Reflecting the cosmopolitan nature of the city's music scene and its attraction for players from across the globe, Bogan Ghost is a Berlin-based duo of American trumpeter Liz Allbee (confusingly, born in Berlin, Vermont) and Australian cellist Anthea Caddy. Alongside many other activities and collaborations, both are active members of Berlin's Echtzeitmusik scene and its star-studded Splitter Orchester. Bogan Ghost came together in the autumn of 2010; they previously featured on the compilation Echtzeitmusik Berlin (Mikroton, 2012) and issued live downloadable tracks through Audition Records. Zerfall is the duo's first CD release. Quotes from a 2012 interview give telling insights into the pair's approach to their instruments: from Caddy, "I don't completely identify with the term musician or improviser. I come from a media arts based background, so in general my ideas are funnelled through art and then articulated through a piece of wood that happens to be a cello" and from Allbee, "I don't think I ever concretely decided to be an improviser or even a musician. I just started doing it and kept learning by doing it."
Despite the self-effacing nature of those words, Zerfall displays no signs of the happy amateurism that they hint at. Instead, the album is a tightly focused and engaging work that is expertly realized by both players.

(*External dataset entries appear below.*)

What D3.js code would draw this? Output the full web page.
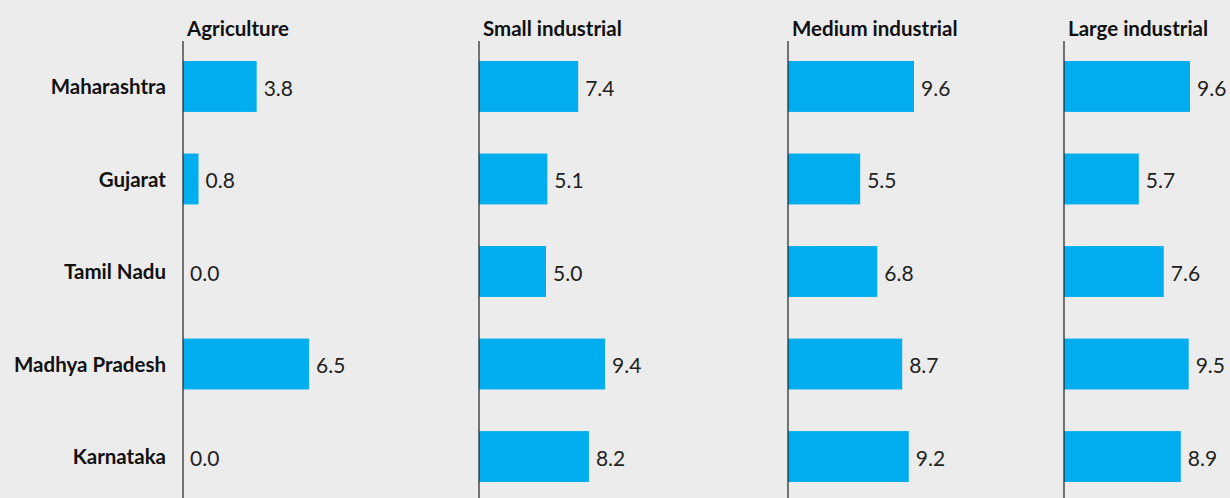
<!DOCTYPE html>
<html>
<head>
<meta charset="utf-8">
<script src="https://cdn.jsdelivr.net/npm/d3@7"></script>
<style>
  html, body { margin: 0; padding: 0; background: #ececec; }
  svg { display: block; }
</style>
</head>
<body>
<script>
// ---- data ----
const categories = ["Maharashtra", "Gujarat", "Tamil Nadu", "Madhya Pradesh", "Karnataka"];
const seriesNames = ["Agriculture", "Small industrial", "Medium industrial", "Large industrial"];
const agriculture = [3.8, 0.8, 0.0, 6.5, 0.0];
const smallIndustrial = [7.4, 5.1, 5.0, 9.4, 8.2];
const mediumIndustrial = [9.6, 5.5, 6.8, 8.7, 9.2];
const largeIndustrial = [9.6, 5.7, 7.6, 9.5, 8.9];

// ---- layout ----
const W = 1230, H = 498;
const panelX = [183, 479, 788, 1064];
const barMaxLen = 126;
const seriesValues = [agriculture, smallIndustrial, mediumIndustrial, largeIndustrial];
const FONT = "Lato, 'Open Sans', sans-serif";

const svg = d3.select("body").append("svg").attr("width", W).attr("height", H);
svg.append("rect").attr("width", W).attr("height", H).attr("fill", "#ececec");

const y = d3.scaleBand().domain(categories).range([40, 503]).paddingInner(0.45).paddingOuter(0.227);

// category labels
svg.append("g").selectAll("text").data(categories).join("text")
  .attr("x", 166)
  .attr("y", d => y(d) + y.bandwidth() / 2)
  .attr("dy", "0.37em")
  .attr("text-anchor", "end")
  .attr("font-family", FONT)
  .attr("font-weight", 700)
  .attr("font-size", 20.5)
  .attr("fill", "#111")
  .text(d => d);

seriesNames.forEach((name, i) => {
  const vals = seriesValues[i];
  const x0 = panelX[i];
  const x = d3.scaleLinear().domain([0, d3.max(vals)]).range([x0, x0 + barMaxLen]);
  const g = svg.append("g");
  const rows = categories.map((c, j) => ({ c, v: vals[j] }));

  g.selectAll("rect").data(rows).join("rect")
    .attr("x", x(0))
    .attr("y", d => y(d.c))
    .attr("width", d => x(d.v) - x(0))
    .attr("height", y.bandwidth())
    .attr("fill", "#00aeef");

  g.selectAll("text.val").data(rows).join("text")
    .attr("class", "val")
    .attr("x", d => x(d.v) + 7)
    .attr("y", d => y(d.c) + y.bandwidth() / 2)
    .attr("dy", "0.45em")
    .attr("font-family", FONT)
    .attr("font-weight", 400)
    .attr("font-size", 21)
    .attr("fill", "#222")
    .text(d => d3.format(".1f")(d.v));

  g.append("line")
    .attr("x1", x(0)).attr("x2", x(0))
    .attr("y1", 41).attr("y2", H)
    .attr("stroke", "#222").attr("stroke-width", 1.2);

  g.append("text")
    .attr("x", x(0) + 4)
    .attr("y", 36)
    .attr("font-family", FONT)
    .attr("font-weight", 700)
    .attr("font-size", 20.5)
    .attr("fill", "#111")
    .text(name);
});
</script>
</body>
</html>
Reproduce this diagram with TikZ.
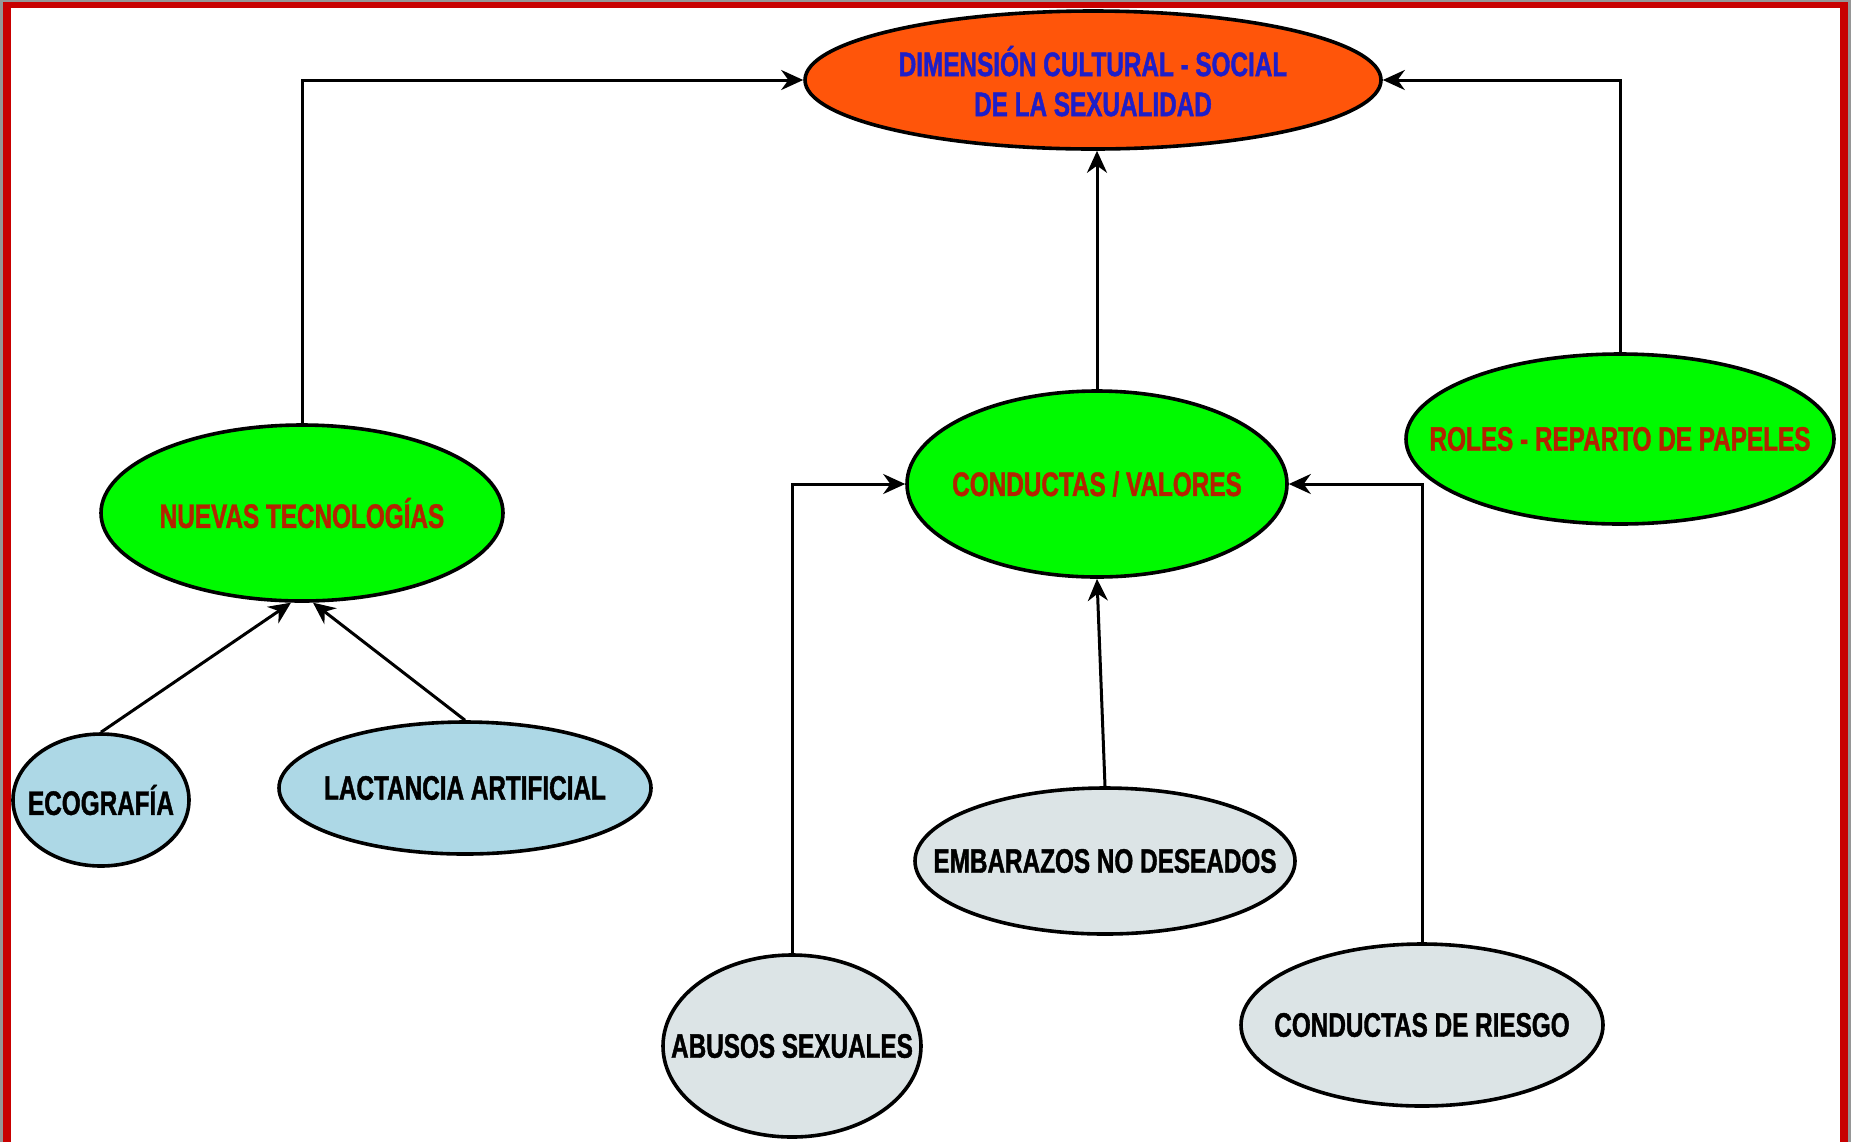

At its heart are seven tracks studio-recorded in Berlin by fellow Splitter Orchester member Werner Dafeldecker. They are relatively short, with none exceeding six minutes, and two being less than two minutes. Compared to many improvised or eai performances, the brevity of the tracks is a strength, an indication of the pair's focus. Very little time (theirs or ours) is spent waiting for something of substance to emerge; instead, whether by design or skilful editing, each track soon gets to the point and then does not overstay its welcome. If, as with "Pits", it makes its point inside just seventy-five seconds, that is how long it lasts. Then, time to move on...
Those seven tracks are bracketed by two similarly succinct tracks, each of which combines separate recordings made by Allbee and Caddy in different times and locations; so the closing track, "Decay", consists of trumpet and field recordings by Allbee made at Wesleyan University, USA (by the way, Professor Braxton gets a name check in the album credits) combined with cello recordings of Caddy in Australia, the end result being a coherent, eerily atmospheric soundscape, particularly because of the field recordings . Throughout the album, the cello and trumpet perfectly complement and contrast with each other. The album's signature sound is the darkly atmospheric, sustained, low-end drone of Caddy's bowed cello, punctuated and offset by a range of interjections from Allbee. The two work very well together, and seem made for one another. A triumph. More!